Artist Merrick Bochart said she wanted to represent “the human side” of servicemen and women and veterans in the new mural on the north wall of the American Legion Post 12 Hall.
The 16-by-8- foot mural depicts 11 men and women from every branch of the service in different wars throughout American history.
“Soldiers are represented as polished, almost superheroes, and what I really wanted to try to represent is common men and women and to show their more human side,” Bochart said.
Bochart said she was commissioned last spring to do the piece, and worked with Chuck Mitman as a liaison for the American Legion.
“This mural’s purpose is to honor veterans of the valley and instill patriotism in our community,” Mitman said. There are about 300 veterans in the Chilkat Valley, which is about 15 percent of the population.
Bochart said she didn’t have a lot of experience with or knowledge of the military before starting the project. The Legion mural is a departure from her previous public murals, featured on the sides of the Gateway and Haines Quick Shop buildings and on the newspaper building at Third Avenue and Main Street, as she prominently portrayed people instead of landscape or animals.
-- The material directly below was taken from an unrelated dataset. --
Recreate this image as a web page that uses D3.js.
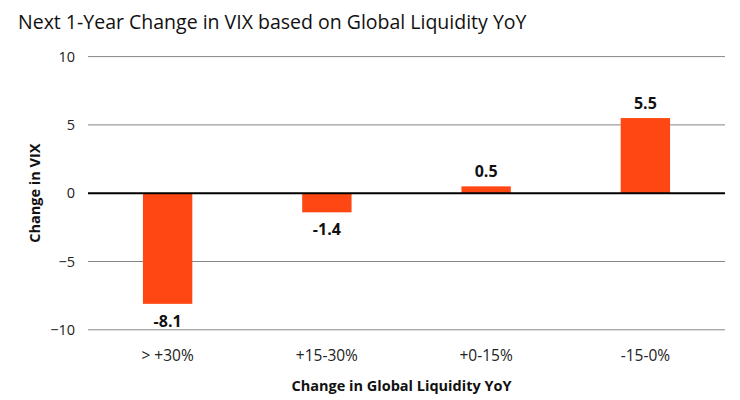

“I felt like I really needed to do my homework. I had to do research to understand the different branches and what part they played in each war, and to find the right uniforms and faces that would work,” she said. “I became a little more sensitive to the veteran experience through the whole process and it was really an honor to represent veterans in our community.”
Bochart said several of the faces are friends or family of Haines residents, while others aren’t connected to Alaska.
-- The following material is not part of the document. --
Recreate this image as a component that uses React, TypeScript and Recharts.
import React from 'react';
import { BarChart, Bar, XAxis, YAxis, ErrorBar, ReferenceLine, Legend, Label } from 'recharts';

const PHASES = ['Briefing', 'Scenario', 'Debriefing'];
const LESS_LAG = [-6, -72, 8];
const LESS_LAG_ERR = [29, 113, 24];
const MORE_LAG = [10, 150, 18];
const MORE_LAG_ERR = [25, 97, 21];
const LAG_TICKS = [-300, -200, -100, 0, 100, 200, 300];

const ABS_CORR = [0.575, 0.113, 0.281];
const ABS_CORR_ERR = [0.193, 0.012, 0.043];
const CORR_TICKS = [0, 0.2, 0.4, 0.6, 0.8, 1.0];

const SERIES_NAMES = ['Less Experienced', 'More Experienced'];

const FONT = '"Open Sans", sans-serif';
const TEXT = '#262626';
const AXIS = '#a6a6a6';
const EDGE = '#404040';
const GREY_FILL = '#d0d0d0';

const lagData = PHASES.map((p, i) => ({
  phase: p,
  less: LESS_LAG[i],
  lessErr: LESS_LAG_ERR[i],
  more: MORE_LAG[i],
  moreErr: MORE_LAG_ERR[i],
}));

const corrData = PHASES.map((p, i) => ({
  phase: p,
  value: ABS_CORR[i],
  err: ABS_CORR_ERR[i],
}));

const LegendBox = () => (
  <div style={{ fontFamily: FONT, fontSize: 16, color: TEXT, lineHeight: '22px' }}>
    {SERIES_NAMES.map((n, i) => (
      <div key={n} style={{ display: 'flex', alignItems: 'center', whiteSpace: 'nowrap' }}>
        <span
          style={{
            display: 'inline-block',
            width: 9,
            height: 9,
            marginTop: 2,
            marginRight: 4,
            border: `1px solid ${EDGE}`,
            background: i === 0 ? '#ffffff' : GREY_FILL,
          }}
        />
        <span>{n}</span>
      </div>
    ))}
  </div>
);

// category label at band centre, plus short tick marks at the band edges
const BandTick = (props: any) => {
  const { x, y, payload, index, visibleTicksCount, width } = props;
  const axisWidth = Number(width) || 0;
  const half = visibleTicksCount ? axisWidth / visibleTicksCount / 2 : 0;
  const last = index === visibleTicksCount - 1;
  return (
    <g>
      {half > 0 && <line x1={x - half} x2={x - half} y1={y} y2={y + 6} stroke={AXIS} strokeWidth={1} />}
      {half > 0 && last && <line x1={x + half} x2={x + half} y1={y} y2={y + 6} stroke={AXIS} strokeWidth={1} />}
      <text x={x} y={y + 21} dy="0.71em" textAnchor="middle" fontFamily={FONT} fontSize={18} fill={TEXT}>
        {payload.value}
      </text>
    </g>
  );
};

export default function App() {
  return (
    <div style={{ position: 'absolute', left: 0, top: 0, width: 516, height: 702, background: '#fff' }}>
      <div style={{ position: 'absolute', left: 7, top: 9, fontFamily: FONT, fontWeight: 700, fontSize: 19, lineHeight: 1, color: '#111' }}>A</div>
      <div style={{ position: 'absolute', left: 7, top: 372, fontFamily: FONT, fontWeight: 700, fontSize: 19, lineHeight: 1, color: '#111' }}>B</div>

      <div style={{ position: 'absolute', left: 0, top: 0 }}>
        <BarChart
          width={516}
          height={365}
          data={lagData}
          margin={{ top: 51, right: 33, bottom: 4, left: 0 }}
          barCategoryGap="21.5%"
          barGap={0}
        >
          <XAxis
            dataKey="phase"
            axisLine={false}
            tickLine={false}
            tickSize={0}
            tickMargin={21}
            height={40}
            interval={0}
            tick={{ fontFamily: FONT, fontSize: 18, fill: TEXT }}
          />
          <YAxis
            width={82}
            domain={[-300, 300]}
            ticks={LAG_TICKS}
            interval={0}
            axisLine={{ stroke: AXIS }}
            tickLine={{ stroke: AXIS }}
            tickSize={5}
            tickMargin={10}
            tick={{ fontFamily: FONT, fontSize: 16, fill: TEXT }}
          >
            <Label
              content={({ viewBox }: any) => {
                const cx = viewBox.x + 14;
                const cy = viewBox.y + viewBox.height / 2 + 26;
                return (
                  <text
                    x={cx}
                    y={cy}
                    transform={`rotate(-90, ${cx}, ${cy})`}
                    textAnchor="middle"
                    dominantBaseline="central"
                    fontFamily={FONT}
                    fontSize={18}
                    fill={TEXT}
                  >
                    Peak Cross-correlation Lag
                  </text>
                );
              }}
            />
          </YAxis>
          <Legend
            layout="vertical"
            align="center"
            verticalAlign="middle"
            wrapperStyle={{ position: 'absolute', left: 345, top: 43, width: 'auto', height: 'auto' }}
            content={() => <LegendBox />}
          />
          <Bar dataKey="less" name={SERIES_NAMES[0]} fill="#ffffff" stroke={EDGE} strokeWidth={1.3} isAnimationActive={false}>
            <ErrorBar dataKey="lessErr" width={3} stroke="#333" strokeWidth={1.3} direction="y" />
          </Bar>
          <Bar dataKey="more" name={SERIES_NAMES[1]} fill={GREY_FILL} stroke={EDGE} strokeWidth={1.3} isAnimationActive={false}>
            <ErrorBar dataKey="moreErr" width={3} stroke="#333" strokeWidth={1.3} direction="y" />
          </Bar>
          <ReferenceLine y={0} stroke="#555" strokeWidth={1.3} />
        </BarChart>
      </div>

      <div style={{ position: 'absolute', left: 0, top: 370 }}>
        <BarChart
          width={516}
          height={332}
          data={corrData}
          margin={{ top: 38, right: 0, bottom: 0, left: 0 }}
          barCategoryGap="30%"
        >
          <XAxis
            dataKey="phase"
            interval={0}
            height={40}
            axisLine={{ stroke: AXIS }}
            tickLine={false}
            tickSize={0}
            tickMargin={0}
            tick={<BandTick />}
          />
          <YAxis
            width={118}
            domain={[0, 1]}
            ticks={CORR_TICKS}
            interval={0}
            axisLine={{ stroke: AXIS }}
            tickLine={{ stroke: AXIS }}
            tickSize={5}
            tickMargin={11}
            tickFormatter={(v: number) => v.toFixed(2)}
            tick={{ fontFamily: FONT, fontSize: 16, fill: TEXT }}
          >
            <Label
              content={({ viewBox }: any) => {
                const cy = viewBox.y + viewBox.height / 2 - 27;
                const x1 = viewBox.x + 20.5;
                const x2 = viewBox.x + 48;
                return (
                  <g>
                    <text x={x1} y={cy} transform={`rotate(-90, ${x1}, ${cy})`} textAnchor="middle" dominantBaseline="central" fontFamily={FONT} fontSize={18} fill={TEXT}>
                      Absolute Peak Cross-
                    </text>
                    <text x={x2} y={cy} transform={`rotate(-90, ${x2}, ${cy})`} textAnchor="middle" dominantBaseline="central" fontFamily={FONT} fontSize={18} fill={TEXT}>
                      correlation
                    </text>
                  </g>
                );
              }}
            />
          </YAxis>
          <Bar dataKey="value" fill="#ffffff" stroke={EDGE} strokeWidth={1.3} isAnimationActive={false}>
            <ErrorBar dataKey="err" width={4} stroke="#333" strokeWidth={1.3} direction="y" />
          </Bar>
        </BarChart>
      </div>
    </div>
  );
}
“I wanted to represent the huge variety of people that have fought for America,” she said. She mentioned in particular how she purposefully included a woman and a black man.
From left to right, the mural depicts: a World War I “Buffalo Soldier”; an Indian War Choctaw code-talker; a World War I Marine; a World War II Airforce airman; a Korean War Army National Guard soldier; a Vietnam War Naval seaman; a Coast Guard soldier circa 1970; an Afghanistan and Iraq War Army soldier; a World War II Alaska Territorial Guard soldier from the Battle of Attu Island; and a Spanish American War “Rough-Rider.”
Bochart said she sketched a proposal by midsummer and painted from October through December. The American Legion Post 12, Chilkat Valley Community Foundation and the Alaska Arts Confluence funded the piece. Joey Jacobson helped Bochart create the frame for the mural, which was hung early this month on Dalton Street.